To calculate EOQ accurately, organizations need reliable data on demand patterns, ordering costs, and holding costs. It is essential to gather and analyze historical data to determine the average demand, ordering costs, and holding costs per unit.

  • Review and Update Parameters:

It is important to regularly review and update the parameters used in the EOQ calculation. Factors such as changes in demand patterns, cost structures, or market conditions can impact the optimal order quantity. Continuous monitoring and adjustment of parameters will ensure the relevance and accuracy of the EOQ calculation.

  • Safety Stock:

While EOQ helps determine the optimal order quantity, it does not account for uncertainties and variability in demand and lead time. Organizations should consider adding a safety stock to accommodate unexpected fluctuations and mitigate the risk of stockouts.

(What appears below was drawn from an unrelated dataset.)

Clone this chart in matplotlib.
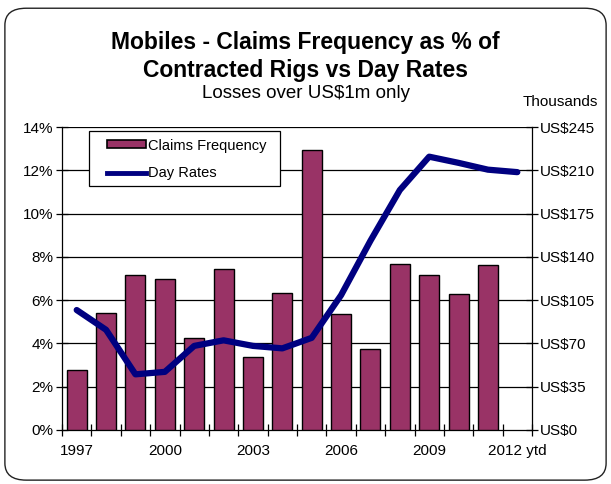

  • Supplier Considerations:

When implementing EOQ, organizations should consider the reliability and lead times of suppliers. Longer lead times or unreliable suppliers may require adjustments to order quantities or safety stock levels to ensure continuity of supply.

  • Technology and Automation:

Leveraging technology and automation tools can simplify EOQ calculations and streamline inventory management processes. Inventory management systems or enterprise resource planning (ERP) software can automate data collection, generate EOQ calculations, and provide real-time insights into inventory levels and reorder points.

  • Collaboration and Communication:

Effective implementation of EOQ requires collaboration and communication between different departments within the organization, such as procurement, operations, and finance. Cross-functional coordination ensures alignment and facilitates the implementation of EOQ strategies.

  • Continuous Improvement:

EOQ is not a one-time calculation but an ongoing process. Organizations should regularly evaluate and refine their EOQ calculations based on changing business dynamics, market conditions, and cost structures. Continuous improvement and optimization will help organizations derive maximum benefits from EOQ.